If we tackled this feeling of lack of opportunities and challenged the hysterical media coverage of foreigners and the EU it seems to me Britain’s outlook could still change.
Three-quarters of 18 to 24 year olds voted to remain in the EU(YOUGOV). 72% of MPS campaigned for a Remain vote, including 96% of Labour’s 228 MPs. As left-wing young people should we watch Brexit unfurl with its barriers to education, trade, co-operation that we did not want, or should we support those who argue there is still an alternative? On the contrary, would this be insupportably divisive and anti-democratic, antithetical to the Fabians’ foundations of respecting votes?
‘The final decision’ amendment to the EU withdrawal bill that defeated the government in December 2017 guaranteed parliament a meaningful vote on accepting the Brexit agreement’s final terms (backed by the entire opposition and 11 Tory rebels). Lord Andrew Adonis makes a compelling argument that this right to decide once all facts are known should extend to the entire population through offering a second EU referendum. Adonis quotes, of all people, Jacob Rees-Mogg circa 2011 when he was advocating a Brexit referendum in the Commons. Fellow MPs contended that a referendum wouldn’t be democratic as people wouldn’t know what they were voting for. Mogg proposed ‘two referendums’: one on Britain completely renegotiating its EU membership (i.e. to leave) and then ‘a second referendum’ on accepting the new membership terms. Faced with these revelations this month Rees-Mogg riposted that in June 2016 the people ‘clearly knew what they voted for’. But did they? Resolving that question is the keystone underpinning whether we should have another referendum.
Exaggeration proliferated both camps. George Osborne’s forecast ‘emergency budget’ never materialised.
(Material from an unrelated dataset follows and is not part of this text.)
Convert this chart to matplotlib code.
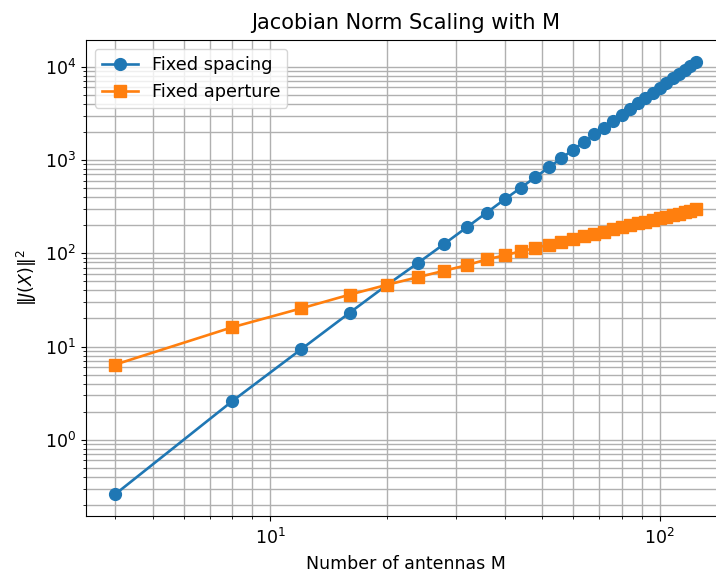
import numpy as np
import matplotlib as mpl
mpl.use('Agg')
import matplotlib.pyplot as plt

#---------------------------------------------------------------------------------------------------
# Data
#---------------------------------------------------------------------------------------------------

M_values = [4, 8, 12, 16, 20, 24, 28, 32, 36, 40, 44, 48, 52, 56, 60, 64,
            68, 72, 76, 80, 84, 88, 92, 96, 100, 104, 108, 112, 116, 120, 124]

fixed_spacing = [0.26, 2.6, 9.3, 23, 46, 79, 126, 190, 273, 378, 503, 655, 835, 1045, 1290, 1565,
                 1880, 2230, 2625, 3060, 3540, 4070, 4650, 5280, 5970, 6710, 7510, 8380, 9300, 10300, 11350]

fixed_aperture = [6.4, 16.1, 25.6, 36, 46, 55.5, 65, 74.5, 86, 95, 105, 114, 124, 133, 142.5, 152,
                  161.5, 171, 180.5, 190, 199.5, 209, 218.5, 228, 237.5, 247, 256.5, 266, 275.5, 285, 295]

series_labels = ['Fixed spacing', 'Fixed aperture']

#---------------------------------------------------------------------------------------------------
# Plot
#---------------------------------------------------------------------------------------------------

mpl.rcParams['font.size'] = 12.5

fig = plt.figure(figsize=(7.16, 5.72), dpi=100)
ax = fig.add_axes((86/716, 56/572, 639/716, 476/572))

ax.loglog(M_values, fixed_spacing, marker='o', markersize=8.5, linewidth=1.9, label=series_labels[0])
ax.loglog(M_values, fixed_aperture, marker='s', markersize=8.5, linewidth=1.9, label=series_labels[1])

ax.grid(True, which='both', linewidth=1.0)
ax.tick_params(axis='x', which='major', pad=5)
ax.set_xlabel('Number of antennas M', labelpad=5)
ax.set_ylabel(r'$\|J(X)\|^2$')
ax.set_title('Jacobian Norm Scaling with M', fontsize=15, pad=8)
ax.legend(loc='upper left', fontsize=12.8)

fig.savefig('out.png', dpi=100)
However the Leave campaign- as bringers of change- could make boundless promises: lower immigration, a stronger economy, British sovereignty, a mythical return to Britain’s good old days.
Key reasons behind the Leave vote was an argument for a stronger economy and greater sovereignty: ‘taking back control’. Boris Johnson’s erroneous claim that Britain would be £350 million better off a week paired with his assertion that he would favour remaining in the single market presented Brexit as a no-brainer. Yet the support of The Financial Times, The Economist and nearly all leading business, trade, and scientific voices for Remain indicates that the economic argument was phoney. Appeals to sovereignty was a greater pull; seen through the passionate ‘Take back control’ slogan, the fervent patriotism, and the characteristic ‘blame it on Brussels’ commentary. Yet the portrayal of the EU seizing power is disingenuous: since 1999 the UK has been in the majority on 95% of legislation votes at the council of the European Union. What if, when economic losses start to bite and we realise that we were rather fond of the ‘meddling red tape’ that focused on trifles like regulating workers’ rights, what if we changed our minds? If the reality of Brexit went against the majority’s inclination would we, lemming-like, still severe ties due to Farage and Johnson’s misrepresentation?
The determining factor behind the referendum was opposition to the EU’s freedom of movement policy. Since 2011 immigration has consistently topped Briton’s concerns and net migration levels peaked at 330,000(ONS) in 2015. Many voters, especially in Labour heartlands, felt disenfranchised by globalisation and mass immigration. They felt anxious about community infrastructure and job competition. However, the right-wing Tabloid media and some Brexiteers amplified and distorted these fears. ‘Vote Leave’ publicity peddled lies like “Turkey (population 76 million) is joining the EU.” Fleet Street newspapers featured anti-immigration front covers 277 times in 2017 (headlines like ‘Send in Army to halt migrant invasion’). Hate-stirring sells: following the furore from Katie Hopkins calling migrants ‘cockroaches’ in The Sun she joined the Daily Mail. Young people generally perceive immigration positively. 64% of young people voted compared to 90% of over-65s who overwhelmingly view immigration as hostile and voted leave(YOUGOV). Youths have a democratic duty to express the positive counter-narrative regarding immigration.
Adonis is embarking on a tour this January to talk to 100 Leave strongholds. Many say the ship has sailed, and perhaps it has and we must focus on salvaging the best Brexit possible. But perhaps it hasn’t. The biggest divide in voting was levels of education: 68% with a university degree voted remain whilst 70% of people without one GCSE voted to leave(YOUGOV). The education divide demonstrates that those who feel ‘left behind’ voted for Brexit, whereas the educated, the young perceive a Europe full of opportunity. If we tackled this feeling of lack of opportunities and challenged the hysterical media coverage of foreigners and the EU it seems to me Britain’s outlook could still change.